--- Aim ---
Below are the records; give again exactly the lines from the one containing "Rebuild this chart" through the one containing "var s2 = stairs(nddlRatios);", leaving out pictures.

--- Records shown ---
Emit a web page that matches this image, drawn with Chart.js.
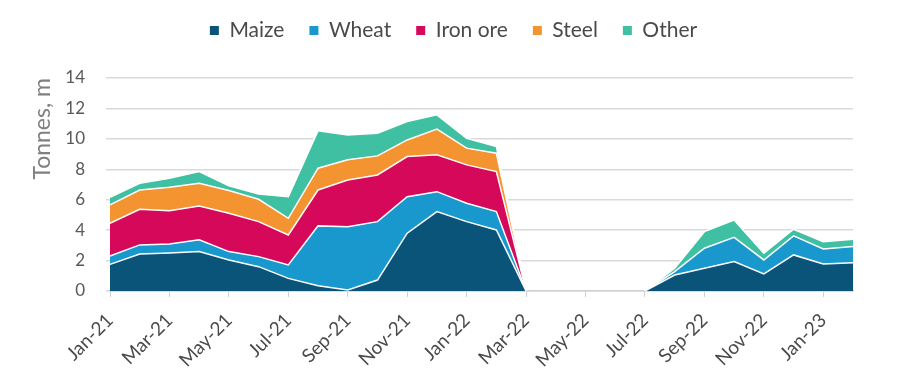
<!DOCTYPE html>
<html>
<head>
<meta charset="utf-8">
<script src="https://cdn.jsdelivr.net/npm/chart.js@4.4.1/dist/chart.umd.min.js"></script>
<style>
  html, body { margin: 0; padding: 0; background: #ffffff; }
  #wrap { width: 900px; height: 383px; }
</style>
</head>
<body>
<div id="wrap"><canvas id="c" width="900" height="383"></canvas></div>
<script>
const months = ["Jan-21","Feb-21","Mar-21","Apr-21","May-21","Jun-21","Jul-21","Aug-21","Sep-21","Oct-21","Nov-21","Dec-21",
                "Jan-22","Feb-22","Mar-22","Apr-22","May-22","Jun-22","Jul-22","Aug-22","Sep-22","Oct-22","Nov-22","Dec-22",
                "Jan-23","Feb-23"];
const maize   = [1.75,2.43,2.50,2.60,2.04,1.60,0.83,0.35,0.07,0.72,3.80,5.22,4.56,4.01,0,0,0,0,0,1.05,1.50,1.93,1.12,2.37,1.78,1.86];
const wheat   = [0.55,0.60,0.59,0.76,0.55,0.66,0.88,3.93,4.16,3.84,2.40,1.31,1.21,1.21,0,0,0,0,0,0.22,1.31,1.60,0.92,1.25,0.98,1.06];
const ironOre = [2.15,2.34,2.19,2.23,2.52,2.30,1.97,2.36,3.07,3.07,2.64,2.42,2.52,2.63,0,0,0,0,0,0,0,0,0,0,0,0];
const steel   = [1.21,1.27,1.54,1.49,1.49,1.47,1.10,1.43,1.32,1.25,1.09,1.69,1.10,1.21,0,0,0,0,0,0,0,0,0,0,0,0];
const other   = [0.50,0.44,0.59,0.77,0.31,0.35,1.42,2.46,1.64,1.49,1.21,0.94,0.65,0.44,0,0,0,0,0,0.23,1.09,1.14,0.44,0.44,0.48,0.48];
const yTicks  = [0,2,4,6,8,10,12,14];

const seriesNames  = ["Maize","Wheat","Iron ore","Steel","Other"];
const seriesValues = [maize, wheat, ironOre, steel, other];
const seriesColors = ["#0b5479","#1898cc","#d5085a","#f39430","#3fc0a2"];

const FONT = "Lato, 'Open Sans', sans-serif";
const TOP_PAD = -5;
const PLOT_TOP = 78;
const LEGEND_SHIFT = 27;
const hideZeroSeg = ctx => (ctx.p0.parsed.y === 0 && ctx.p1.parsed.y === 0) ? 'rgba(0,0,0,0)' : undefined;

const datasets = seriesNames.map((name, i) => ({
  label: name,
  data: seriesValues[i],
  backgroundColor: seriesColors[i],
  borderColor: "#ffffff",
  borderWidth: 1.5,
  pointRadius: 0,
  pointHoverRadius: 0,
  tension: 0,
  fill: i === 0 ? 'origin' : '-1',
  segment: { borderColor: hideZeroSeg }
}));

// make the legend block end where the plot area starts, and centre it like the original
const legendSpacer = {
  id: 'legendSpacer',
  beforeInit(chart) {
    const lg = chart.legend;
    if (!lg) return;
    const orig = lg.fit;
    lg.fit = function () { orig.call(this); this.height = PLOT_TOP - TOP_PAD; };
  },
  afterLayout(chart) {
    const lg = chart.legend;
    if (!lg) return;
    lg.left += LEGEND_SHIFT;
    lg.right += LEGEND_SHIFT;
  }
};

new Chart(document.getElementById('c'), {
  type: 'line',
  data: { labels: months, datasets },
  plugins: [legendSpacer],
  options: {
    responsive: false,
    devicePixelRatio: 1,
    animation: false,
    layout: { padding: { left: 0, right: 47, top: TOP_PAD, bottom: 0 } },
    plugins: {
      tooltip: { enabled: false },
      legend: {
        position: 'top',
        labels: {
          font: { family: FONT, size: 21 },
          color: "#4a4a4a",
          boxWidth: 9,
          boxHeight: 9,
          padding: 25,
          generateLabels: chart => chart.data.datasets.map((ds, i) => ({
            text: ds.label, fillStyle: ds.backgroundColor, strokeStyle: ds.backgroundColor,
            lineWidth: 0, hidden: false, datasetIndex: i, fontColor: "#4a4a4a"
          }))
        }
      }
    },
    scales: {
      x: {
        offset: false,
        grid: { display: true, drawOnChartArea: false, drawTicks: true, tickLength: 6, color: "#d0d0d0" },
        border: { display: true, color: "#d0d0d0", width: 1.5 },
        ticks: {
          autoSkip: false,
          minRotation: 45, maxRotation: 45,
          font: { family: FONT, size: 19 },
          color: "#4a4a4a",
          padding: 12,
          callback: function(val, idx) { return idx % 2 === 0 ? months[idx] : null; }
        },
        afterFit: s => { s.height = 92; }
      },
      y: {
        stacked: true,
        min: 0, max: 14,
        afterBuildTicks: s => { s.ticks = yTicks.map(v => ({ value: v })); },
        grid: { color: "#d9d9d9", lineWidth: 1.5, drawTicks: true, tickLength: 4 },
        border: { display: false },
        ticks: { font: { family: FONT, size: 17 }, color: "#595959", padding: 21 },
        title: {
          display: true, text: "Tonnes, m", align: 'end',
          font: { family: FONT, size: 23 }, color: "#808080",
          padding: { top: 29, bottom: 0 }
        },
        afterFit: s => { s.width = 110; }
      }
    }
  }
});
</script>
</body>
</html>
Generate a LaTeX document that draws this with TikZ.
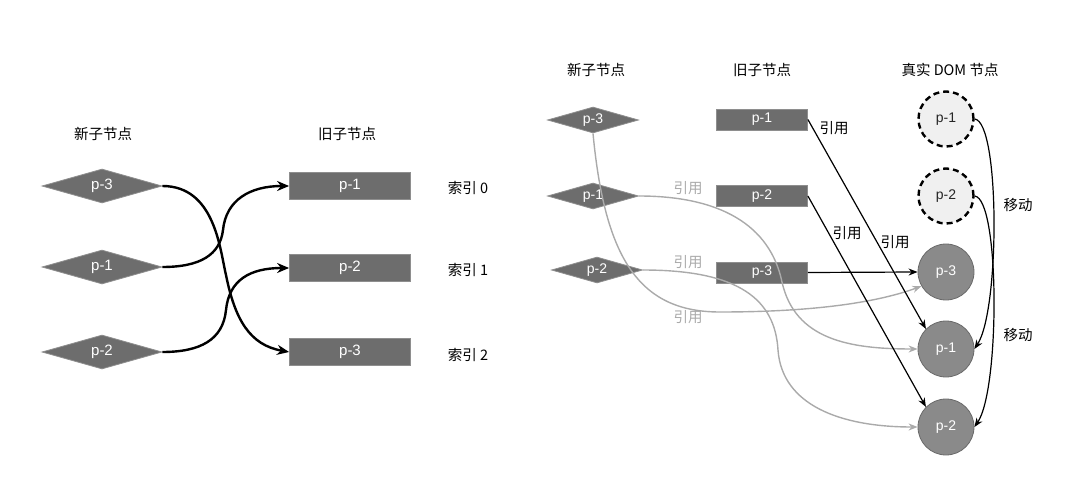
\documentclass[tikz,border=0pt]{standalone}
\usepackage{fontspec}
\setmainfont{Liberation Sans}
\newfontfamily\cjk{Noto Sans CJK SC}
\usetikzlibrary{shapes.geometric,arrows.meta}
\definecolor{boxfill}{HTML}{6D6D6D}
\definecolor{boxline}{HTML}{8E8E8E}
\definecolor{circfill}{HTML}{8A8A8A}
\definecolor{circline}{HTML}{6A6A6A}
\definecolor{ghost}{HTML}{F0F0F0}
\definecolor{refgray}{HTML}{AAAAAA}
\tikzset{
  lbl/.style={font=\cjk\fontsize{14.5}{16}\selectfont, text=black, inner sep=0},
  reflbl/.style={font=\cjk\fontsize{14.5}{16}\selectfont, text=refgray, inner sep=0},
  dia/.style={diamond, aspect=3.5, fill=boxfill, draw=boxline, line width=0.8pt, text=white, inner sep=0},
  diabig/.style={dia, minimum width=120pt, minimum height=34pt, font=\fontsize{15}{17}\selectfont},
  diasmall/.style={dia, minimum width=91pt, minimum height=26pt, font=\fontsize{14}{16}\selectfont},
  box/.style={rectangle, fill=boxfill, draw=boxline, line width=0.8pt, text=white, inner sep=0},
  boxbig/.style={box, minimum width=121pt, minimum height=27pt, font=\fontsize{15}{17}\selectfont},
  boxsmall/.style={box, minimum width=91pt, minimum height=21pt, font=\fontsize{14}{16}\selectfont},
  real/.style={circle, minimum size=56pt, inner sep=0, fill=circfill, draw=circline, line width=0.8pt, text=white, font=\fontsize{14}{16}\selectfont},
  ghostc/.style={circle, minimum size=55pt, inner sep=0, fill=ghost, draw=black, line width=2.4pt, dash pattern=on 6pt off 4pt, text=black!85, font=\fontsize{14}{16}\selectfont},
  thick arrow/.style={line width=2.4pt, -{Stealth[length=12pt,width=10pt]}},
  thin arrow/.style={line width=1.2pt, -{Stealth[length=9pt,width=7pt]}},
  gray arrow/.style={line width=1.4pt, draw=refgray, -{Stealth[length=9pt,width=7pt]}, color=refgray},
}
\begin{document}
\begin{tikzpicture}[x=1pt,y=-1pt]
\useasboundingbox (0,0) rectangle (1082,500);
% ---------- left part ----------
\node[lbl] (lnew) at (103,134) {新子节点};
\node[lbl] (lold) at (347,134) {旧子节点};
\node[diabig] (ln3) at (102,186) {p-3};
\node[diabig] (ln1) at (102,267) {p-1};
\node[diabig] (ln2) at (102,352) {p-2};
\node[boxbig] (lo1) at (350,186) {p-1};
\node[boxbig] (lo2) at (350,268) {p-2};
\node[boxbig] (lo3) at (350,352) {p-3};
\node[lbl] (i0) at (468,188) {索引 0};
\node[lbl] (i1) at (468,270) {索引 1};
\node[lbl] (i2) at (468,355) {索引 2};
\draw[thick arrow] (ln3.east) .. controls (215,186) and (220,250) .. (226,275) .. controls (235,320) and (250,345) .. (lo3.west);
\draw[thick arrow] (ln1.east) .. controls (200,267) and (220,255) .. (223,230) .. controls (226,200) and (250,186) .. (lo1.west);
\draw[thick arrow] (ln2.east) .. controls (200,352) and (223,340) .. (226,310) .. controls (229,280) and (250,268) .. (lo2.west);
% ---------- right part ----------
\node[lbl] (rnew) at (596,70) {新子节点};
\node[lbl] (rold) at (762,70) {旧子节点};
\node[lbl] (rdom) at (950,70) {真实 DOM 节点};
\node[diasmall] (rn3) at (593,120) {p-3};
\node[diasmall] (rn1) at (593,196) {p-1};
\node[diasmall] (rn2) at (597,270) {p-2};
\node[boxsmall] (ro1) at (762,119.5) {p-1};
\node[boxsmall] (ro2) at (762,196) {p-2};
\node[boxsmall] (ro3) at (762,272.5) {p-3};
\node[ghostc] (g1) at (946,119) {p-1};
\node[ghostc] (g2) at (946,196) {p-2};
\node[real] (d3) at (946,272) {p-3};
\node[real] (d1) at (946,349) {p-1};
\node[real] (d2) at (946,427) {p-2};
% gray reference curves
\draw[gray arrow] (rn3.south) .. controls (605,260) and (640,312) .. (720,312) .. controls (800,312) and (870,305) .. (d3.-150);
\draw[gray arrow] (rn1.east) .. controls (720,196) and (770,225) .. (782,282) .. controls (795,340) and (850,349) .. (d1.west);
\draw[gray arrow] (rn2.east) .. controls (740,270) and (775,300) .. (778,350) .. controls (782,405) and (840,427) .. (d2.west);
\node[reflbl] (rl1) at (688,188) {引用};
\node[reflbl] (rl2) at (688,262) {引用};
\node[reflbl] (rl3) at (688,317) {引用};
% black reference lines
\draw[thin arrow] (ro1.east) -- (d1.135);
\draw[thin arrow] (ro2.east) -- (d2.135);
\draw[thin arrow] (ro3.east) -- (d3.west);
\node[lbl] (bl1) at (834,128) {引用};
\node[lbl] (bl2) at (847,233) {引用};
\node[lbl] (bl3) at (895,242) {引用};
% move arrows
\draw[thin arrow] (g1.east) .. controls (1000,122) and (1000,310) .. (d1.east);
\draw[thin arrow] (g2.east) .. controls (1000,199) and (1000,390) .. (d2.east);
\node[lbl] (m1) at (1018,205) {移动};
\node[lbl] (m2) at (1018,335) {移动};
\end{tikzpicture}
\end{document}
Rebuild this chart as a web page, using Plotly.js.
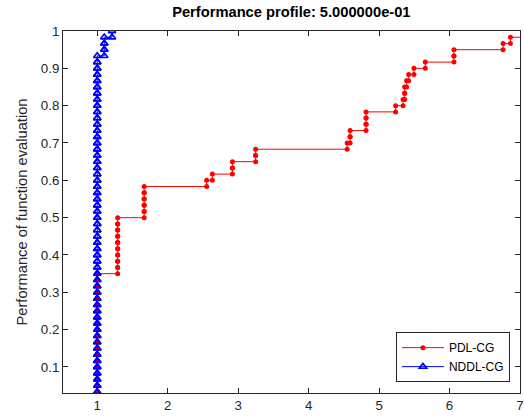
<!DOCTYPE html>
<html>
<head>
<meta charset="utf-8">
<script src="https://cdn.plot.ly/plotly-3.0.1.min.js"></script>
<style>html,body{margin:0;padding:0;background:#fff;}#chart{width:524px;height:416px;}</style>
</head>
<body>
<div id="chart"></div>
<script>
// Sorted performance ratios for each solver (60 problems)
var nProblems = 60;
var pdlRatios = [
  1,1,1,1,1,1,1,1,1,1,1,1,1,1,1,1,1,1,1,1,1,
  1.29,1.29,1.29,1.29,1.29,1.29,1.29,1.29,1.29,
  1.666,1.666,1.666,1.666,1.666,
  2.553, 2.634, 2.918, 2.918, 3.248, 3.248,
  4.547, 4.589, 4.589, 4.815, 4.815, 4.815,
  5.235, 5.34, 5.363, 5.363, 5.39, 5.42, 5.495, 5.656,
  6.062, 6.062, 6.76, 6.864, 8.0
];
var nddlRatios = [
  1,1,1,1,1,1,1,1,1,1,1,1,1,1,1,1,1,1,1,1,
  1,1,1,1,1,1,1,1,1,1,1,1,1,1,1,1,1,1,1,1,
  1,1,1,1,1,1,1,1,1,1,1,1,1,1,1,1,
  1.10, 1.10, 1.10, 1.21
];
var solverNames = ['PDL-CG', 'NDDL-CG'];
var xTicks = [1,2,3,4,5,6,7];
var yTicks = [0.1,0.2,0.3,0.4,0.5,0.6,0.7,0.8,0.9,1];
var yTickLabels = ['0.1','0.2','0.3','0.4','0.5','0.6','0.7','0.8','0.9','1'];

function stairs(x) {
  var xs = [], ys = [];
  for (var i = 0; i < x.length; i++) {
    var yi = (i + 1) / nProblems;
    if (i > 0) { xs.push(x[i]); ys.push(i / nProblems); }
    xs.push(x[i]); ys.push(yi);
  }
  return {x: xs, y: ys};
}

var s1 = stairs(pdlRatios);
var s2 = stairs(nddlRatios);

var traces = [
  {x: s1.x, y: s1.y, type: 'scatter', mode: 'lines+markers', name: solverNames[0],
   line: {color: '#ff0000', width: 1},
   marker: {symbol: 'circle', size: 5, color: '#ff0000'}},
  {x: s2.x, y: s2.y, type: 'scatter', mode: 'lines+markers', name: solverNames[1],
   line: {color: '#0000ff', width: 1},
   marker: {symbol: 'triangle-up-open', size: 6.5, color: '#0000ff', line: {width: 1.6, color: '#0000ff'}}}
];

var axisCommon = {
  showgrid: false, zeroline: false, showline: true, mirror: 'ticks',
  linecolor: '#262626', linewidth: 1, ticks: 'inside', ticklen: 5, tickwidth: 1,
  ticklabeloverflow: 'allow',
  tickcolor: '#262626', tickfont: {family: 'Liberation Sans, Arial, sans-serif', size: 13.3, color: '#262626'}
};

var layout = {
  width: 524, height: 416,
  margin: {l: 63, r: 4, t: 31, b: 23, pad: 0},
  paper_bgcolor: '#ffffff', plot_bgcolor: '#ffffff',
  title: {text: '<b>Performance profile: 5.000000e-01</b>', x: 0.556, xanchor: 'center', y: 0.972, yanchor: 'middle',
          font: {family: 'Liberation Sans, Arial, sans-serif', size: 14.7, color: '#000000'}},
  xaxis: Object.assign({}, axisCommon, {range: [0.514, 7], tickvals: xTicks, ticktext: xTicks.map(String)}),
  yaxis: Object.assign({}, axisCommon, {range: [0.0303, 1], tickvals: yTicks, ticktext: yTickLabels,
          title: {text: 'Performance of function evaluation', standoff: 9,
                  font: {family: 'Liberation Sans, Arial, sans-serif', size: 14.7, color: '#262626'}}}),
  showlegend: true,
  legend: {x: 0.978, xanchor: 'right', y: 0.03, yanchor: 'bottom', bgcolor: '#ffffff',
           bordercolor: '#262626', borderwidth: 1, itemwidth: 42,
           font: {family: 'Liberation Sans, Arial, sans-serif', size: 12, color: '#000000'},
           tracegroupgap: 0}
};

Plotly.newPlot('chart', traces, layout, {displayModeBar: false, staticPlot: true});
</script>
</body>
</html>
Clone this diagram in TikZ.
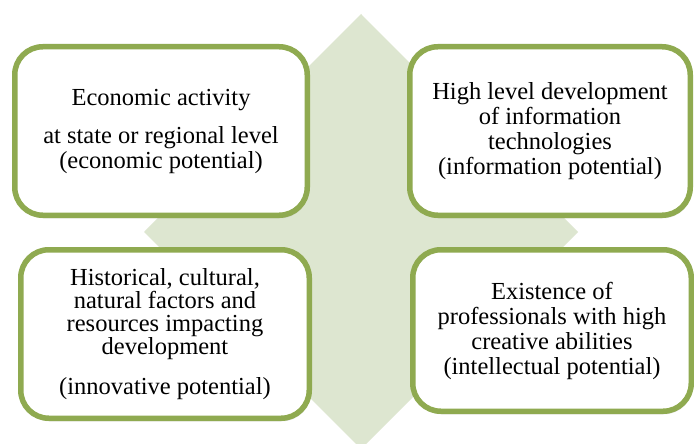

--- Solution ---
Rebuild this chart as a web page, using Plotly.js.
<!DOCTYPE html>
<html>
<head>
<meta charset="utf-8">
<script src="https://cdn.plot.ly/plotly-3.0.1.min.js"></script>
<style>html,body{margin:0;padding:0;background:#fff;}#chart{width:524px;height:416px;}</style>
</head>
<body>
<div id="chart"></div>
<script>
// Sorted performance ratios for each solver (60 problems)
var nProblems = 60;
var pdlRatios = [
  1,1,1,1,1,1,1,1,1,1,1,1,1,1,1,1,1,1,1,1,1,
  1.29,1.29,1.29,1.29,1.29,1.29,1.29,1.29,1.29,
  1.666,1.666,1.666,1.666,1.666,
  2.553, 2.634, 2.918, 2.918, 3.248, 3.248,
  4.547, 4.589, 4.589, 4.815, 4.815, 4.815,
  5.235, 5.34, 5.363, 5.363, 5.39, 5.42, 5.495, 5.656,
  6.062, 6.062, 6.76, 6.864, 8.0
];
var nddlRatios = [
  1,1,1,1,1,1,1,1,1,1,1,1,1,1,1,1,1,1,1,1,
  1,1,1,1,1,1,1,1,1,1,1,1,1,1,1,1,1,1,1,1,
  1,1,1,1,1,1,1,1,1,1,1,1,1,1,1,1,
  1.10, 1.10, 1.10, 1.21
];
var solverNames = ['PDL-CG', 'NDDL-CG'];
var xTicks = [1,2,3,4,5,6,7];
var yTicks = [0.1,0.2,0.3,0.4,0.5,0.6,0.7,0.8,0.9,1];
var yTickLabels = ['0.1','0.2','0.3','0.4','0.5','0.6','0.7','0.8','0.9','1'];

function stairs(x) {
  var xs = [], ys = [];
  for (var i = 0; i < x.length; i++) {
    var yi = (i + 1) / nProblems;
    if (i > 0) { xs.push(x[i]); ys.push(i / nProblems); }
    xs.push(x[i]); ys.push(yi);
  }
  return {x: xs, y: ys};
}

var s1 = stairs(pdlRatios);
var s2 = stairs(nddlRatios);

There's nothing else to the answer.